[begin Data excerpts]

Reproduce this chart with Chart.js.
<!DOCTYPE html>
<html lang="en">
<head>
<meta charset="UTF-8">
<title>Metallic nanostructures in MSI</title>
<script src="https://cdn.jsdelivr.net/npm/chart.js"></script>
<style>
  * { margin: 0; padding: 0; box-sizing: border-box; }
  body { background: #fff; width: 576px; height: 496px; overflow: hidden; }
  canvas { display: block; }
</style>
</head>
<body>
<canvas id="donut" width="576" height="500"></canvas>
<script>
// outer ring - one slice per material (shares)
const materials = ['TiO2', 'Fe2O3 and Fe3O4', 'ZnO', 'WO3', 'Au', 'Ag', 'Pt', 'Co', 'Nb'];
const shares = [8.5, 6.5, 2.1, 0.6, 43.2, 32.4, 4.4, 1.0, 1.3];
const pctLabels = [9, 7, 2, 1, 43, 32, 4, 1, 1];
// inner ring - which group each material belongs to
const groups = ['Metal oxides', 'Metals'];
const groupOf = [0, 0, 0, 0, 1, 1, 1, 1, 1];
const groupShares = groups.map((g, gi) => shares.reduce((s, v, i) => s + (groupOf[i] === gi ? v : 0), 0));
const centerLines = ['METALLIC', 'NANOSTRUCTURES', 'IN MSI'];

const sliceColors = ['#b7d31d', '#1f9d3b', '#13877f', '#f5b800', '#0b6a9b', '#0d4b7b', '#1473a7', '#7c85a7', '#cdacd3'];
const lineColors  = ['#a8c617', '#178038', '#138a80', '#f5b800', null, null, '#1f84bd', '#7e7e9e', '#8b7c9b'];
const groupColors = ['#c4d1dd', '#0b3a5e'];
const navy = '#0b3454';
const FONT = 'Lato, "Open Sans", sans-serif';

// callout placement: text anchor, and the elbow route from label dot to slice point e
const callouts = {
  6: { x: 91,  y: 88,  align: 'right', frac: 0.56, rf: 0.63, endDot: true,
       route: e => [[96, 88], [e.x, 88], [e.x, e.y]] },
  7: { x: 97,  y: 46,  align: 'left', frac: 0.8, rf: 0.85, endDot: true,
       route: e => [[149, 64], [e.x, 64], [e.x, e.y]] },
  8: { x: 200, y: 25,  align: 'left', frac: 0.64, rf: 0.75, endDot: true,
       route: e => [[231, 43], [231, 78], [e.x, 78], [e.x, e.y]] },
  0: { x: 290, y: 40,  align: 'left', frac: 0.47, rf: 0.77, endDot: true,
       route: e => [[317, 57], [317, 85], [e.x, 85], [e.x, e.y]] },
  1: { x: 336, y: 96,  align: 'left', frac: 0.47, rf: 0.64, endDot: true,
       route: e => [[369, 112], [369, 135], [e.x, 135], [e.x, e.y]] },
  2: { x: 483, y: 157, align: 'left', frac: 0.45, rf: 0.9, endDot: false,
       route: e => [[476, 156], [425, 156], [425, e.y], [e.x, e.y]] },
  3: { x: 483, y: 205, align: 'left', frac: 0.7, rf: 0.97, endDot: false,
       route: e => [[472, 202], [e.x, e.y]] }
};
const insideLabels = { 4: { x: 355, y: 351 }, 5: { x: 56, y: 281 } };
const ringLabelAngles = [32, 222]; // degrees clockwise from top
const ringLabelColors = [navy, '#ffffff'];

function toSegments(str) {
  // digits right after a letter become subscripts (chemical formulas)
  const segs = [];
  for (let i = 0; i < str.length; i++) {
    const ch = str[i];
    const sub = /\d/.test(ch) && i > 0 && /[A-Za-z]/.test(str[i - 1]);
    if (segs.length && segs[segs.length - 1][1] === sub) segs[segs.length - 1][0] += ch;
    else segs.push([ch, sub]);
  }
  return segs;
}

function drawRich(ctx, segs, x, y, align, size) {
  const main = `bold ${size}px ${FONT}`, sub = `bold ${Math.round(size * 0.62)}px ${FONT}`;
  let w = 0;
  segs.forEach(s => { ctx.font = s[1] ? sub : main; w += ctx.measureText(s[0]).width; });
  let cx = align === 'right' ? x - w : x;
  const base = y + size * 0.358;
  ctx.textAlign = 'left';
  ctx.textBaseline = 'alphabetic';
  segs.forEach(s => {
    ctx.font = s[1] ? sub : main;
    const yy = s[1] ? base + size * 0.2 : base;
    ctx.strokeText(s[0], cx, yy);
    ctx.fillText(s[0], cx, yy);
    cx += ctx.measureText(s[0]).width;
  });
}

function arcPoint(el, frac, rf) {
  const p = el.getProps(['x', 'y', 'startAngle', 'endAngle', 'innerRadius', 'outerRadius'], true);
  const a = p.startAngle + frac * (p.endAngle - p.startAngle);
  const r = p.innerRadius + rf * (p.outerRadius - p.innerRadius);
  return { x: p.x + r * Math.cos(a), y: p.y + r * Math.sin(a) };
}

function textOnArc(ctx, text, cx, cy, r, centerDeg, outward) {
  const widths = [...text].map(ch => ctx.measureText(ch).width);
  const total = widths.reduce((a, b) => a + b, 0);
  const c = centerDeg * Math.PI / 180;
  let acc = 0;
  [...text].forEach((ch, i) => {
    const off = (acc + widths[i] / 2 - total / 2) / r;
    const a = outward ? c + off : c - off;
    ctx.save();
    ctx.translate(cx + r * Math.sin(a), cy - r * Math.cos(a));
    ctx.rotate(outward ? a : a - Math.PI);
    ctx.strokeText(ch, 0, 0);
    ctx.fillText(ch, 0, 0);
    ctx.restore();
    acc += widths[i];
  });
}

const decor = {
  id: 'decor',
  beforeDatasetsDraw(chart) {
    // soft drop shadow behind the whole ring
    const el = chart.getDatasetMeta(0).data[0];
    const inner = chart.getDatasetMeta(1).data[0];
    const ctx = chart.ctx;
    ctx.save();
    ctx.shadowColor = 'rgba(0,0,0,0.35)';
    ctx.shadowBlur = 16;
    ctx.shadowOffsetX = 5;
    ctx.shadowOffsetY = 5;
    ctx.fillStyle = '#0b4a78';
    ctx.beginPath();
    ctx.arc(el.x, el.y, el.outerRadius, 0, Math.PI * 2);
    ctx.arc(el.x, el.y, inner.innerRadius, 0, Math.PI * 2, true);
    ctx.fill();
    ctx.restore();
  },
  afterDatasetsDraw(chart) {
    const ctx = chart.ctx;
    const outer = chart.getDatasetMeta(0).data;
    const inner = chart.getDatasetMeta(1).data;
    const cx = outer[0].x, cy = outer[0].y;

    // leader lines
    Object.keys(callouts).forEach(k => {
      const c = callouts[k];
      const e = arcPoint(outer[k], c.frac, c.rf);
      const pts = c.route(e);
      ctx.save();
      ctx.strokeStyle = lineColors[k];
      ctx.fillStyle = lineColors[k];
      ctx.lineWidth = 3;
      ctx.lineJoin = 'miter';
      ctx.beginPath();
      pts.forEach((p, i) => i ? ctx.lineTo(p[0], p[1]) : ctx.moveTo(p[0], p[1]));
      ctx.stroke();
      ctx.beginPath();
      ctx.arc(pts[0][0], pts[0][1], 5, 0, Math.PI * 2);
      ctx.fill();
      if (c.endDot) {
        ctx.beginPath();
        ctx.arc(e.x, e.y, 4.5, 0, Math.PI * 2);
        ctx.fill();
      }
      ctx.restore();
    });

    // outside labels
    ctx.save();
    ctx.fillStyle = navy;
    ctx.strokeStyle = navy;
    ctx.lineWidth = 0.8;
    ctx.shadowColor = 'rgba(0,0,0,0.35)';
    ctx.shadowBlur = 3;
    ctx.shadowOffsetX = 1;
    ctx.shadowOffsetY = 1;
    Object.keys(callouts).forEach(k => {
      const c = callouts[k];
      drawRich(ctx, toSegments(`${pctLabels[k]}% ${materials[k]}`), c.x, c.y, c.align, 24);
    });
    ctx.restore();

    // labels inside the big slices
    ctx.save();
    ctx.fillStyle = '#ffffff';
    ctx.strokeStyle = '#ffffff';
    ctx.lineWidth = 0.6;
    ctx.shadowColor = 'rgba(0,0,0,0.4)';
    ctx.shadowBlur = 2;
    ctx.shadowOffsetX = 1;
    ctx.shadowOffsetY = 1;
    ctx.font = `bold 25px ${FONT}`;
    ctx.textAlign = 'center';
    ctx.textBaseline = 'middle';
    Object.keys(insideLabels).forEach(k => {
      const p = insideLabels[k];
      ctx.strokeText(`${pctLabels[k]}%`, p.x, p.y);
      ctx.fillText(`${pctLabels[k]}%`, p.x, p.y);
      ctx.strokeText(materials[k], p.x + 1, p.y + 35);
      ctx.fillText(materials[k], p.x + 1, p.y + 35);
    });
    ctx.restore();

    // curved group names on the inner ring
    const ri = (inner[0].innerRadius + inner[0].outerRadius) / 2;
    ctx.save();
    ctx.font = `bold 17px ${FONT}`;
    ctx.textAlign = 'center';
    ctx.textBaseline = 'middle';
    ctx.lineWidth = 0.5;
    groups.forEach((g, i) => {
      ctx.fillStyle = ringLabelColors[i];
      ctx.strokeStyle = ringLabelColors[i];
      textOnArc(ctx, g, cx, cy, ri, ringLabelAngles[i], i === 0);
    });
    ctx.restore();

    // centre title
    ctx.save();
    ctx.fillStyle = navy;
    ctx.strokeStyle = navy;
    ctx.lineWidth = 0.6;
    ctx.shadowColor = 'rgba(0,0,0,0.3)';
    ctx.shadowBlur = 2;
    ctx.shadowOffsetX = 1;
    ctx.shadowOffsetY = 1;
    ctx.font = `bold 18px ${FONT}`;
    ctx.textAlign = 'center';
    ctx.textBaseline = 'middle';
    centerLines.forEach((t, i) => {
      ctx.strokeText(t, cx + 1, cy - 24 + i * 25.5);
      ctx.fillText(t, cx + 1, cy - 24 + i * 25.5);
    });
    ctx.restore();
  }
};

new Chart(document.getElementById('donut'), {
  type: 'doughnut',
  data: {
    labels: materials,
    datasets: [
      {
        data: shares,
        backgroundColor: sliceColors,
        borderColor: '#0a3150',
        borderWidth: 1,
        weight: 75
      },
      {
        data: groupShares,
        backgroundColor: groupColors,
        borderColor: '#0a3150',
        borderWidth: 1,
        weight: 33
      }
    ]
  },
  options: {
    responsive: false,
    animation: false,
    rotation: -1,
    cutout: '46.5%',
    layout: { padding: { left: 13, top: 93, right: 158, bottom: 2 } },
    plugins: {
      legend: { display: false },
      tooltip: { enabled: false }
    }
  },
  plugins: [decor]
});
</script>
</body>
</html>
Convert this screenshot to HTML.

[end Data excerpts]

Challenge
Lines from the records above that hold "this" are the ones to list.

Complete answer
Reproduce this chart with Chart.js.
Convert this screenshot to HTML.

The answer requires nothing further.